Last November, we discussed the U.S. Supreme Court’s oral argument in United States v. Jones, which posed the question of whether police need to obtain a warrant before attaching a GPS device to a suspect’s vehicle during a criminal investigation.
We noted that in this case, 21st-century technology had come face to face with the constitutional requirements of the Fourth Amendment. We were hoping that the high court would uphold the U.S. Court of Appeals for the D.C. Circuit and hold that this action is a search that requires a warrant, but we took a pass on predicting what the Court would actually do.
On January 23, 2012, the Court decided the case – unanimously against the government and in favor of defendant Antoine Jones. The decision is fairly gratifying for those of us who believe it desirable to curb prosecutors’ power by imposing restrictions upon it, including, where appropriate, the requirement of a judge-issued warrant.
It turns out that both the advocates of the original-intent approach to constitutional interpretation, epitomized here and in general by Justice Antonin Scalia, and those who prefer the doctrine of the “living Constitution,” led here by Justice Samuel Alito, agree that the use of a GPS device by the government constitutes a search and requires a warrant.
Scalia, writing for a majority of the Justices, observed that prosecutors had intruded upon Jones’ property in way that would have been a “trespass” under common law.
Prosecutors “physically occupied private property for the purpose of obtaining information,” Scalia wrote. “We have no doubt that such a physical intrusion would have been considered a ‘search’ within the meaning of the Fourth Amendment when it was adopted.” And for Scalia, that fact alone was enough to decide the case.
Alito, joined by three Justices who concurred in the result, used quite a different line of reasoning and sharply criticized Scalia’s majority opinion, saying that ironically, it relied upon 18th-century tort law to decide a case involving 21st-century technology.
“This holding, in my judgment, is unwise,” Alito wrote. “It strains the language of the Fourth Amendment; it has little if any support in current Fourth Amendment case law; and it is highly artificial.”

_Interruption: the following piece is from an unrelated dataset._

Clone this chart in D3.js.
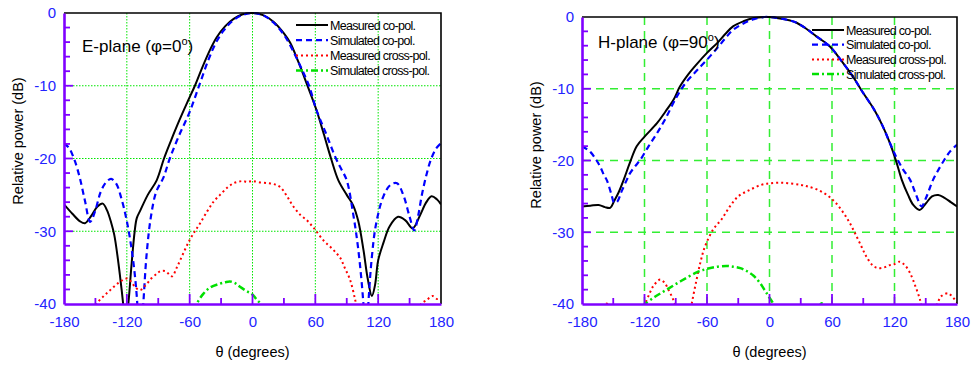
<!DOCTYPE html>
<html lang="en">
<head>
  <meta charset="UTF-8">
  <title>radiation patterns</title>
  <script src="https://d3js.org/d3.v7.min.js" charset="utf-8"></script>
  <style>
    body { margin: 0; background: #fff; }
    text { font-family: Arial, "Liberation Sans", sans-serif; }
  </style>
</head>
<body>
</body>
<script>
  // theta (deg), relative power (dB); null breaks a line
  var thetaTicks = [-180, -120, -60, 0, 60, 120, 180]
  var dbTicks = [0, -10, -20, -30, -40]
  var seriesNames = ['Measured co-pol.', 'Simulated co-pol.', 'Measured cross-pol.', 'Simulated cross-pol.']

  // E-plane
  var eMeasCo = [[-180,-26.3],[-172,-27.6],[-165,-28.6],[-160,-28.9],[-154,-27.9],[-148,-26.6],[-143,-26.2],[-139,-27.1],[-135,-28.8],[-132,-30.5],[-128,-34.4],[-125,-38],[-122.5,-41],[-120.5,-42],[-118.6,-40],[-115.4,-34.4],[-112.5,-30],[-110.5,-28.2],[-107,-27.1],[-100,-25],[-91.5,-23],[-84.5,-20],[-78,-17.6],[-70,-14.8],[-62,-12.2],[-55,-10],[-48,-7.5],[-40,-4.9],[-34,-3.3],[-26,-1.8],[-18,-0.8],[-10,-0.2],[0,0],[10,-0.3],[20,-1.2],[30,-2.8],[36,-4.1],[44,-6.8],[52,-9.8],[61,-13.3],[68,-16.6],[75,-20],[82,-23],[90,-25],[96,-26.4],[101,-28.6],[106,-32.6],[110,-36.5],[114,-38.9],[117,-37.4],[120,-34],[125,-31.6],[131,-29.3],[139,-28],[146,-28.5],[153,-29.6],[160,-27.8],[166,-26],[171,-25.2],[176,-25.6],[180,-26.3]]
  var eSimCo = [[-180,-17.9],[-175,-18.6],[-170,-20.2],[-165,-22.6],[-160,-25.8],[-155,-28.7],[-150,-27.1],[-145,-24.6],[-140,-23.3],[-135,-22.8],[-130,-23.5],[-125,-25.6],[-120,-28.6],[-115.4,-32.5],[-112,-36.5],[-110,-40],[-107.5,-47],[-104.3,-40],[-101,-33],[-97,-28],[-92,-24.6],[-85,-22.6],[-79,-20],[-70,-16.8],[-60,-13.6],[-51,-10],[-42,-6.4],[-35,-4.1],[-28,-2.5],[-20,-1.2],[-10,-0.3],[0,0],[10,-0.3],[20,-1.3],[30,-3],[38,-5],[46,-7.4],[54,-10],[61,-13.3],[70,-16.5],[79.7,-20],[85,-21.5],[90,-23],[96,-27.5],[101,-32.5],[105.9,-40],[108,-47],[110.6,-40],[114,-33.5],[118,-29],[125,-25.2],[132,-23.6],[138,-23.4],[144,-25],[150,-28],[154.5,-29.9],[158,-28],[162,-24.8],[166,-22.3],[170,-20.3],[175,-18.7],[180,-17.9]]
  var eMeasX = [[-152,-41.5],[-148.8,-40],[-142,-38.9],[-136,-38.1],[-128,-37.1],[-120,-36.5],[-116,-36.9],[-112,-37.7],[-107.4,-38.1],[-102,-37.4],[-96,-36.4],[-91,-35.8],[-88,-35.5],[-83,-35.5],[-77,-36.2],[-72,-34.9],[-66,-33],[-60,-31.2],[-55,-30],[-50,-28.9],[-43,-27.2],[-37,-25.9],[-31,-25],[-24,-24],[-18,-23.4],[-10,-23.1],[-5,-23.2],[0,-23.1],[8,-23.3],[16,-23.4],[22,-23.6],[27,-24],[33,-25.2],[39,-26.6],[46,-27.8],[52,-28.5],[57,-29.3],[61,-30],[68,-31.3],[74,-32.1],[80,-33],[84,-33.7],[88,-35],[93,-36.6],[98,-39.4],[101,-41.5],
    null,[157,-41.5],[161,-40],[166,-39.5],[172,-38.9],[176,-39.3],[180,-39.2]]
  var eSimX = [[-56,-41],[-53.3,-40],[-47,-38.6],[-40,-37.7],[-31,-37.2],[-26,-37],[-21.5,-36.9],[-17,-37.1],[-12.3,-37.6],[-6,-38.2],[-2,-38.5],[0.8,-38.8],[4,-39.4],[7.2,-39.9],[9,-40.5]]

  // H-plane
  var hMeasCo = [[-180,-26.4],[-172,-26.3],[-164,-26.2],[-158,-26.5],[-153,-26.6],[-149,-25.6],[-145,-24.5],[-140,-22.7],[-134,-20.3],[-127.5,-18],[-119.5,-16.6],[-108,-14.8],[-100,-13.2],[-92,-11.5],[-86,-9.7],[-78,-8],[-70,-6.6],[-60,-5],[-50,-3.6],[-42,-2.3],[-35,-1.3],[-25,-0.6],[-15,-0.15],[-5,0],[0,0],[10,-0.2],[20,-0.5],[26,-0.8],[35,-1.6],[45,-2.7],[58,-4.1],[70,-6.3],[80,-8.3],[90,-10.6],[100,-12.8],[108,-15],[115.7,-17.6],[122,-20.3],[127,-22.7],[133,-24.8],[138,-26.2],[144,-26.9],[150,-26],[156,-25],[162,-24.8],[168,-25.2],[174,-25.8],[180,-26.4]]
  var hSimCo = [[-180,-18],[-172,-18.8],[-166,-20],[-162.7,-20.8],[-159,-22],[-156,-22.8],[-152,-24.6],[-149,-25.9],[-146,-25.7],[-142,-24.3],[-137,-22.7],[-134,-21.8],[-129,-20.8],[-124,-19.9],[-116,-18],[-108,-16.2],[-100,-14.2],[-89,-11.1],[-80,-9.1],[-70,-7.5],[-60,-5.95],[-50,-4.3],[-42,-2.9],[-35,-1.8],[-25,-0.9],[-15,-0.3],[-5,0],[0,0],[10,-0.2],[20,-0.5],[26,-0.8],[35,-1.6],[45,-2.7],[58,-4.1],[70,-6.3],[80,-8.3],[90,-10.6],[100,-12.8],[108,-15],[115.7,-17.6],[122,-19.6],[128,-21.2],[135,-22.7],[140,-24.5],[146,-26.4],[150,-25.3],[154,-23.8],[157,-22.7],[161,-21.6],[167,-20.1],[173,-18.8],[180,-17.8]]
  var hMeasX = [[-181,-40],[-178,-41],null,[-162,-41],[-159,-40],[-155,-40],[-152,-41],
    null,[-122,-41],[-119.5,-40],[-115,-38.5],[-111.5,-37.5],[-105,-36.6],[-101,-37],[-97,-38],[-93,-39.2],[-90.7,-40],[-88,-41.5],
    null,[-77,-42],[-74.7,-40],[-70,-36.6],[-66,-34],[-62,-32],[-54,-29.6],[-46,-28.2],[-38,-26.4],[-30,-25],[-19,-24.1],[-8,-23.4],[0,-23.2],[10,-23.1],[20,-23.2],[30,-23.4],[36,-23.6],[45,-24],[55,-24.8],[63,-25.8],[71,-27.3],[77,-28.7],[82,-30.1],[88,-31.9],[93,-33.4],[99,-34.6],[104,-35],[110,-34.9],[115,-34.6],[119,-34.5],[125,-34.1],[130,-34.6],[135,-35.7],[140,-37.5],[144.5,-39.4],[147,-41],
    null,[157,-41.5],[161,-40],[165,-38.9],[171.6,-38.5],[175,-38.9],[178,-39.4],[180,-39.8]]
  var hSimX = [[-122,-40.3],[-119.5,-40],[-110,-39],[-98.7,-38],[-85,-36.8],[-70,-35.6],[-60,-35.1],[-50,-34.8],[-41,-34.7],[-35,-34.8],[-28,-35],[-22,-35.4],[-15,-36.1],[-9,-37.1],[-4,-38.2],[-1,-38.9],[3.7,-40],[6,-41],
    null,[47,-40.6],[50,-39.9],[53,-40.6]]

  var styles = [
    { color: '#000', width: 2, dash: null },
    { color: '#0000ff', width: 2.2, dash: '6,4' },
    { color: '#ff0000', width: 2, dash: '2,3' },
    { color: '#00e000', width: 2.5, dash: '7,3,2,3' }
  ]
  var axisColor = '#7f00ff'

  var svg = d3.select('body').append('svg').attr('width', 971).attr('height', 365)

  function drawPanel(cfg) {
    var x = d3.scaleLinear().domain([-180, 180]).range([cfg.left, cfg.right])
    var y = d3.scaleLinear().domain([-40, 0]).range([cfg.bottom, cfg.top])
    var g = svg.append('g')

    // grid
    g.append('g').selectAll('line').data(thetaTicks.slice(1, -1)).join('line')
      .attr('x1', d => x(d)).attr('x2', d => x(d)).attr('y1', cfg.top).attr('y2', cfg.bottom)
      .attr('stroke', cfg.gridColor).attr('stroke-width', cfg.gridWidth).attr('stroke-dasharray', cfg.gridDash)
    g.append('g').selectAll('line').data(dbTicks.slice(1, -1)).join('line')
      .attr('y1', d => y(d)).attr('y2', d => y(d)).attr('x1', cfg.left).attr('x2', cfg.right)
      .attr('stroke', cfg.gridColor).attr('stroke-width', cfg.gridWidth).attr('stroke-dasharray', cfg.gridDash)

    // curves
    g.append('clipPath').attr('id', cfg.id + 'clip').append('rect')
      .attr('x', cfg.left).attr('y', cfg.top - 2).attr('width', cfg.right - cfg.left).attr('height', cfg.bottom - cfg.top + 2)
    var line = d3.line().defined(d => d != null).x(d => x(d[0])).y(d => y(d[1])).curve(d3.curveCatmullRom.alpha(0.5))
    cfg.series.forEach(function(s, i) {
      g.append('path').attr('d', line(s)).attr('clip-path', 'url(#' + cfg.id + 'clip)')
        .attr('fill', 'none').attr('stroke', styles[i].color).attr('stroke-width', styles[i].width)
        .attr('stroke-dasharray', styles[i].dash)
    })

    // frame: top and right black
    g.append('path').attr('d', 'M' + cfg.left + ',' + cfg.top + 'H' + cfg.right + 'V' + cfg.bottom)
      .attr('fill', 'none').attr('stroke', '#000').attr('stroke-width', 1.6)

    // axes (labels from d3 axis, ticks drawn by hand so minor ones fit in)
    var yAxis = d3.axisLeft(y).tickValues(dbTicks).tickSize(0).tickPadding(8).tickFormat(d => String(d))
    var ya = g.append('g').attr('transform', 'translate(' + cfg.left + ',0)').call(yAxis)
    var xAxis = d3.axisBottom(x).tickValues(thetaTicks).tickSize(0).tickPadding(12).tickFormat(d => String(d))
    var xa = g.append('g').attr('transform', 'translate(0,' + cfg.bottom + ')').call(xAxis)
    ;[ya, xa].forEach(function(a) {
      a.select('.domain').attr('stroke', axisColor).attr('stroke-width', 2.6)
      a.selectAll('text').attr('fill', '#2323ff').style('font-size', '15px').style('font-family', 'Arial, "Liberation Sans", sans-serif')
    })
    g.append('g').selectAll('line').data(d3.range(-38, 0, 2)).join('line')
      .attr('x1', cfg.left).attr('x2', d => cfg.left + (d % 10 == 0 ? 9 : 6))
      .attr('y1', d => y(d)).attr('y2', d => y(d)).attr('stroke', axisColor).attr('stroke-width', 1.8)
    g.append('g').selectAll('line').data(d3.range(-150, 180, 30)).join('line')
      .attr('y1', cfg.bottom).attr('y2', d => cfg.bottom - (d % 60 == 0 ? 10 : 6))
      .attr('x1', d => x(d)).attr('x2', d => x(d)).attr('stroke', axisColor).attr('stroke-width', 1.8)

    // titles
    var t = g.append('text').attr('x', cfg.left + cfg.titleDx).attr('y', cfg.titleY).style('font-size', '17px').attr('fill', '#000')
    t.append('tspan').text(cfg.title)
    t.append('tspan').text('o').style('font-size', '11px').attr('dy', '-7')
    t.append('tspan').text(')').attr('dy', '7')

    g.append('text').attr('transform', 'translate(' + cfg.yTitleX + ',' + cfg.yTitleY + ') rotate(-90)')
      .attr('text-anchor', 'middle').style('font-size', '14.5px').text('Relative power (dB)')
    g.append('text').attr('x', (cfg.left + cfg.right) / 2).attr('y', 357)
      .attr('text-anchor', 'middle').style('font-size', '14.5px').text('\u03b8 (degrees)')

    // legend
    var lg = g.append('g').selectAll('g').data(seriesNames).join('g')
      .attr('transform', (d, i) => 'translate(' + cfg.legX + ',' + (cfg.legY + i * cfg.legStep) + ')')
    lg.append('line').attr('x1', 0).attr('x2', 32)
      .attr('stroke', (d, i) => styles[i].color).attr('stroke-width', (d, i) => styles[i].width)
      .attr('stroke-dasharray', (d, i) => styles[i].dash)
    lg.append('text').attr('x', 34).attr('dy', '0.36em').style('font-size', '12.5px')
      .style('letter-spacing', '-0.7px').text(d => d)
  }

  drawPanel({ id: 'e', left: 64, right: 441, top: 13, bottom: 304,
    gridColor: '#00e600', gridWidth: 1, gridDash: '1.5,1.5',
    title: 'E-plane (\u03c6=0', titleDx: 18, titleY: 52,
    yTitleX: 23, yTitleY: 141,
    legX: 296, legY: 25, legStep: 15.2,
    series: [eMeasCo, eSimCo, eMeasX, eSimX] })

  drawPanel({ id: 'h', left: 582, right: 957, top: 17, bottom: 304,
    gridColor: '#33ee33', gridWidth: 1.5, gridDash: '8,6',
    title: 'H-plane (\u03c6=90', titleDx: 16, titleY: 48,
    yTitleX: 541, yTitleY: 145,
    legX: 812, legY: 30, legStep: 14.7,
    series: [hMeasCo, hSimCo, hMeasX, hSimX] })
</script>
</html>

Instead, Alito wrote, he “would analyze the question presented in this case by asking whether [Jones’] reasonable expectations of privacy were violated by the long-term monitoring of the movements of the vehicle he drove.” Alito observed that for decades, the Court has invoked the concept of “reasonable expectations of privacy” in a number of cases to define the nature of a “search” under the Fourth Amendment and to expand the definition of “search” to actions that do not involve a trespass to someone’s property.
Even though Alito is often identified with the pro-prosecution, conservative wing of the Court, he took the defendant’s side in this case. As our blog post last November noted, at oral argument Alito expressed concern about how easy it is these days “to amass an enormous amount of information about people” by the use of today’s technology.
Alito’s opinion followed similar lines. In the absence of legislation about police use of GPS tracking, he wrote, “The best that we can do in this case is to apply existing Fourth Amendment doctrine and to ask whether the use of GPS tracking in a particular case involved a degree of intrusion that a reasonable person would not have anticipated.”
This is good news for constitutional rights and for defendants. Whatever approach one takes to the Fourth Amendment, it’s clear that prosecutors can’t attach a GPS to a suspect’s car without a warrant.